WHAT YOU SHOULD DO:
Copy out the data exactly, leaving the pictures behind.

COLLECTED MATERIAL:

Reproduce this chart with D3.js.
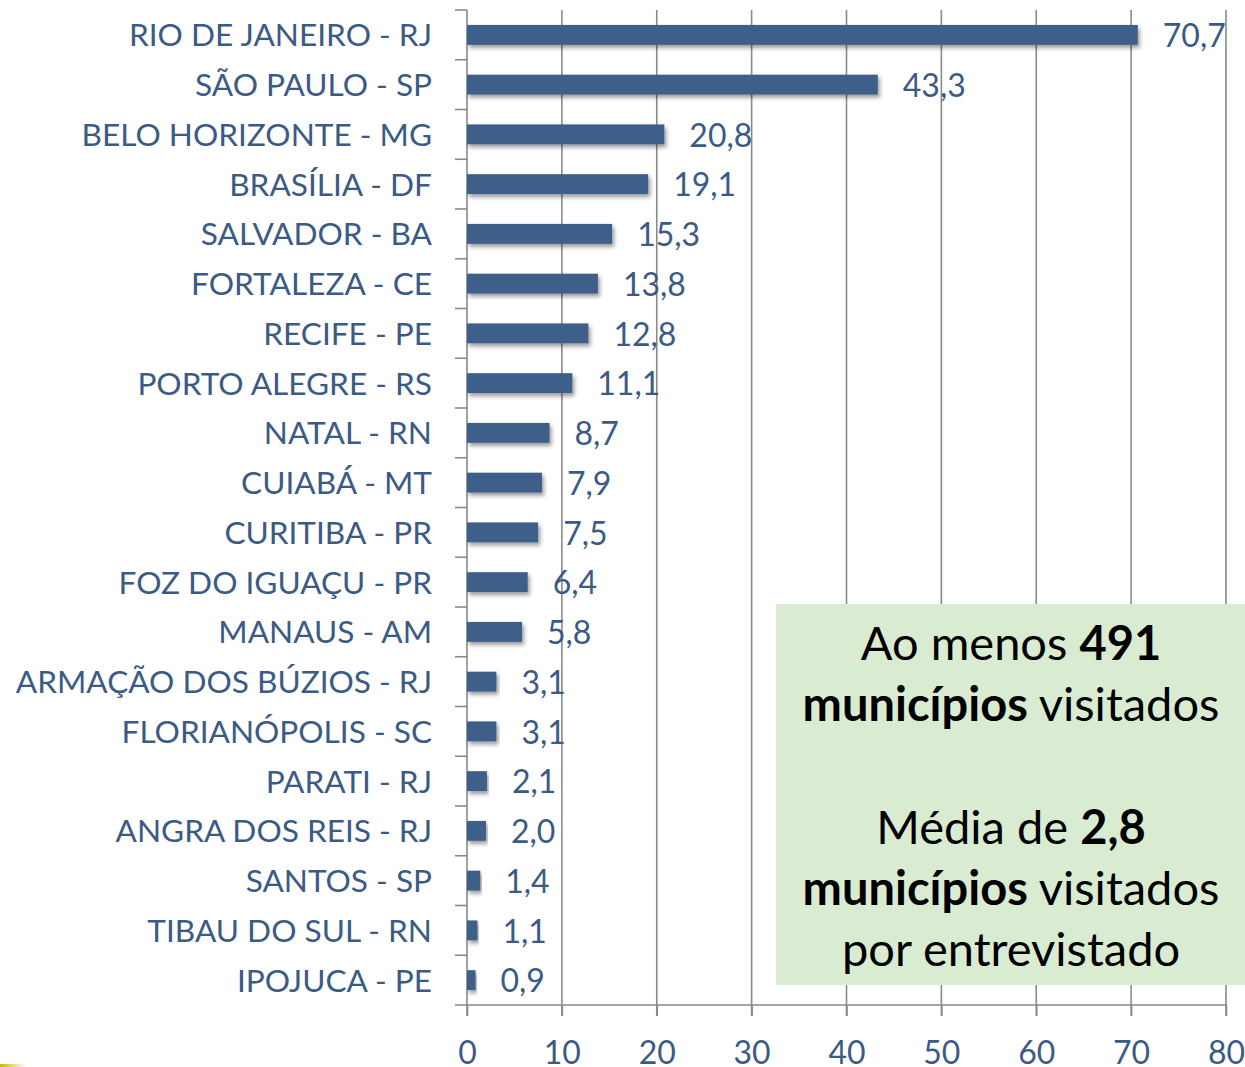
<!DOCTYPE html>
<html><head><meta charset="utf-8">
<script src="https://cdn.jsdelivr.net/npm/d3@7"></script>
<style>html,body{margin:0;padding:0;background:#fff;}svg{display:block;}</style>
</head><body>
<svg id="chart" width="1245" height="1067"></svg>
<script>
const categories = ["RIO DE JANEIRO - RJ","SÃO PAULO - SP","BELO HORIZONTE - MG","BRASÍLIA - DF","SALVADOR - BA","FORTALEZA - CE","RECIFE - PE","PORTO ALEGRE - RS","NATAL - RN","CUIABÁ - MT","CURITIBA - PR","FOZ DO IGUAÇU - PR","MANAUS - AM","ARMAÇÃO DOS BÚZIOS - RJ","FLORIANÓPOLIS - SC","PARATI - RJ","ANGRA DOS REIS - RJ","SANTOS - SP","TIBAU DO SUL - RN","IPOJUCA - PE"];
const values = [70.7,43.3,20.8,19.1,15.3,13.8,12.8,11.1,8.7,7.9,7.5,6.4,5.8,3.1,3.1,2.1,2.0,1.4,1.1,0.9];
const xTicks = [0,10,20,30,40,50,60,70,80];
const boxLines = [
  [["Ao menos ",false],["491",true]],
  [["municípios",true],[" visitados",false]],
  [],
  [["Média de ",false],["2,8",true]],
  [["municípios",true],[" visitados",false]],
  [["por entrevistado",false]]
];

const svg = d3.select("#chart");
const font = "Lato, 'Open Sans', sans-serif";
const textCol = "#3b5b85", barCol = "#3e5f8a", axisCol = "#8a8a8a";
const x0 = 467, x1 = 1226, yTop = 10, yBot = 1005;

const x = d3.scaleLinear().domain([0,80]).range([x0,x1]);
const y = d3.scaleBand().domain(categories).range([yTop,yBot]).paddingInner(0.6).paddingOuter(0.3);
const fmt = v => d3.format(".1f")(v).replace(".", ",");

const defs = svg.append("defs");
const f = defs.append("filter").attr("id","sh").attr("x","-5%").attr("y","-50%").attr("width","115%").attr("height","250%");
f.append("feDropShadow").attr("dx",2).attr("dy",3).attr("stdDeviation",2.2).attr("flood-color","#000").attr("flood-opacity",0.4);
const g = defs.append("linearGradient").attr("id","yel");
g.append("stop").attr("offset","0%").attr("stop-color","#c9b800");
g.append("stop").attr("offset","100%").attr("stop-color","#c9b800").attr("stop-opacity",0);

// gridlines
svg.append("g").selectAll("line").data(xTicks.slice(1)).join("line")
  .attr("x1",d=>x(d)).attr("x2",d=>x(d)).attr("y1",yTop).attr("y2",yBot+11)
  .attr("stroke",axisCol).attr("stroke-width",1.6);

// x axis
const xa = svg.append("g").attr("transform",`translate(0,${yBot})`)
  .call(d3.axisBottom(x).tickValues(xTicks).tickSize(11).tickFormat(d=>d));
xa.select(".domain").remove();
xa.selectAll(".tick line").attr("stroke",axisCol).attr("stroke-width",1.6);
xa.selectAll(".tick text").attr("fill",textCol).style("font-family",font).style("font-size","32px").attr("y",33).attr("dy","0.8em");
svg.append("line").attr("x1",x0-12).attr("x2",x1).attr("y1",yBot).attr("y2",yBot).attr("stroke",axisCol).attr("stroke-width",1.6);

// y axis line and ticks at category boundaries
svg.append("line").attr("x1",x0).attr("x2",x0).attr("y1",yTop).attr("y2",yBot+11).attr("stroke",axisCol).attr("stroke-width",1.6);
svg.append("g").selectAll("line").data(categories).join("line")
  .attr("x1",x0-12).attr("x2",x0)
  .attr("y1",c=>y(c)+y.bandwidth()/2 - y.step()/2).attr("y2",c=>y(c)+y.bandwidth()/2 - y.step()/2)
  .attr("stroke",axisCol).attr("stroke-width",1.6);

// bars
svg.append("g").selectAll("rect").data(values).join("rect")
  .attr("x",x(0)).attr("y",(d,i)=>y(categories[i])).attr("width",d=>x(d)-x(0)).attr("height",y.bandwidth())
  .attr("fill",barCol).attr("filter","url(#sh)");

// category labels
svg.append("g").selectAll("text").data(categories).join("text")
  .attr("x",432).attr("y",c=>y(c)+y.bandwidth()/2).attr("dy","0.36em")
  .attr("text-anchor","end").attr("fill",textCol)
  .style("font-family",font).style("font-size","31.6px").text(d=>d);

// value labels
svg.append("g").selectAll("text").data(values).join("text")
  .attr("x",d=>x(d)+25).attr("y",(d,i)=>y(categories[i])+y.bandwidth()/2).attr("dy","0.38em")
  .attr("fill",textCol).style("font-family",font).style("font-size","32px").text(d=>fmt(d));

// green box
svg.append("rect").attr("x",776).attr("y",604).attr("width",469).attr("height",381).attr("fill","#d9ecd2");
const bt = svg.append("g");
boxLines.forEach((line,i)=>{
  if(!line.length) return;
  const t = bt.append("text").attr("x",1011).attr("y",643 + i*61.3).attr("dy","0.36em")
    .attr("text-anchor","middle").attr("fill","#000").style("font-family",font).style("font-size","47px");
  line.forEach(([s,b])=>t.append("tspan").attr("font-weight",b?"bold":"normal").text(s));
});

// small yellow mark bottom-left
svg.append("rect").attr("x",0).attr("y",1064).attr("width",26).attr("height",3).attr("fill","url(#yel)");
</script>
</body></html>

RESPONSE TO THIS EXERCISE:
Reproduce this chart with D3.js.
<!DOCTYPE html>
<html><head><meta charset="utf-8">
<script src="https://cdn.jsdelivr.net/npm/d3@7"></script>
<style>html,body{margin:0;padding:0;background:#fff;}svg{display:block;}</style>
</head><body>
<svg id="chart" width="1245" height="1067"></svg>
<script>
const categories = ["RIO DE JANEIRO - RJ","SÃO PAULO - SP","BELO HORIZONTE - MG","BRASÍLIA - DF","SALVADOR - BA","FORTALEZA - CE","RECIFE - PE","PORTO ALEGRE - RS","NATAL - RN","CUIABÁ - MT","CURITIBA - PR","FOZ DO IGUAÇU - PR","MANAUS - AM","ARMAÇÃO DOS BÚZIOS - RJ","FLORIANÓPOLIS - SC","PARATI - RJ","ANGRA DOS REIS - RJ","SANTOS - SP","TIBAU DO SUL - RN","IPOJUCA - PE"];
const values = [70.7,43.3,20.8,19.1,15.3,13.8,12.8,11.1,8.7,7.9,7.5,6.4,5.8,3.1,3.1,2.1,2.0,1.4,1.1,0.9];
const xTicks = [0,10,20,30,40,50,60,70,80];
const boxLines = [
  [["Ao menos ",false],["491",true]],
  [["municípios",true],[" visitados",false]],
  [],
  [["Média de ",false],["2,8",true]],
  [["municípios",true],[" visitados",false]],
  [["por entrevistado",false]]
];

const svg = d3.select("#chart");
const font = "Lato, 'Open Sans', sans-serif";
const textCol = "#3b5b85", barCol = "#3e5f8a", axisCol = "#8a8a8a";
const x0 = 467, x1 = 1226, yTop = 10, yBot = 1005;

const x = d3.scaleLinear().domain([0,80]).range([x0,x1]);
const y = d3.scaleBand().domain(categories).range([yTop,yBot]).paddingInner(0.6).paddingOuter(0.3);
const fmt = v => d3.format(".1f")(v).replace(".", ",");

const defs = svg.append("defs");
const f = defs.append("filter").attr("id","sh").attr("x","-5%").attr("y","-50%").attr("width","115%").attr("height","250%");
f.append("feDropShadow").attr("dx",2).attr("dy",3).attr("stdDeviation",2.2).attr("flood-color","#000").attr("flood-opacity",0.4);
const g = defs.append("linearGradient").attr("id","yel");
g.append("stop").attr("offset","0%").attr("stop-color","#c9b800");
g.append("stop").attr("offset","100%").attr("stop-color","#c9b800").attr("stop-opacity",0);

// gridlines
svg.append("g").selectAll("line").data(xTicks.slice(1)).join("line")
  .attr("x1",d=>x(d)).attr("x2",d=>x(d)).attr("y1",yTop).attr("y2",yBot+11)
  .attr("stroke",axisCol).attr("stroke-width",1.6);

// x axis
const xa = svg.append("g").attr("transform",`translate(0,${yBot})`)
  .call(d3.axisBottom(x).tickValues(xTicks).tickSize(11).tickFormat(d=>d));
xa.select(".domain").remove();
xa.selectAll(".tick line").attr("stroke",axisCol).attr("stroke-width",1.6);
xa.selectAll(".tick text").attr("fill",textCol).style("font-family",font).style("font-size","32px").attr("y",33).attr("dy","0.8em");
svg.append("line").attr("x1",x0-12).attr("x2",x1).attr("y1",yBot).attr("y2",yBot).attr("stroke",axisCol).attr("stroke-width",1.6);

// y axis line and ticks at category boundaries
svg.append("line").attr("x1",x0).attr("x2",x0).attr("y1",yTop).attr("y2",yBot+11).attr("stroke",axisCol).attr("stroke-width",1.6);
svg.append("g").selectAll("line").data(categories).join("line")
  .attr("x1",x0-12).attr("x2",x0)
  .attr("y1",c=>y(c)+y.bandwidth()/2 - y.step()/2).attr("y2",c=>y(c)+y.bandwidth()/2 - y.step()/2)
  .attr("stroke",axisCol).attr("stroke-width",1.6);

// bars
svg.append("g").selectAll("rect").data(values).join("rect")
  .attr("x",x(0)).attr("y",(d,i)=>y(categories[i])).attr("width",d=>x(d)-x(0)).attr("height",y.bandwidth())
  .attr("fill",barCol).attr("filter","url(#sh)");

// category labels
svg.append("g").selectAll("text").data(categories).join("text")
  .attr("x",432).attr("y",c=>y(c)+y.bandwidth()/2).attr("dy","0.36em")
  .attr("text-anchor","end").attr("fill",textCol)
  .style("font-family",font).style("font-size","31.6px").text(d=>d);

// value labels
svg.append("g").selectAll("text").data(values).join("text")
  .attr("x",d=>x(d)+25).attr("y",(d,i)=>y(categories[i])+y.bandwidth()/2).attr("dy","0.38em")
  .attr("fill",textCol).style("font-family",font).style("font-size","32px").text(d=>fmt(d));

// green box
svg.append("rect").attr("x",776).attr("y",604).attr("width",469).attr("height",381).attr("fill","#d9ecd2");
const bt = svg.append("g");
boxLines.forEach((line,i)=>{
  if(!line.length) return;
  const t = bt.append("text").attr("x",1011).attr("y",643 + i*61.3).attr("dy","0.36em")
    .attr("text-anchor","middle").attr("fill","#000").style("font-family",font).style("font-size","47px");
  line.forEach(([s,b])=>t.append("tspan").attr("font-weight",b?"bold":"normal").text(s));
});

// small yellow mark bottom-left
svg.append("rect").attr("x",0).attr("y",1064).attr("width",26).attr("height",3).attr("fill","url(#yel)");
</script>
</body></html>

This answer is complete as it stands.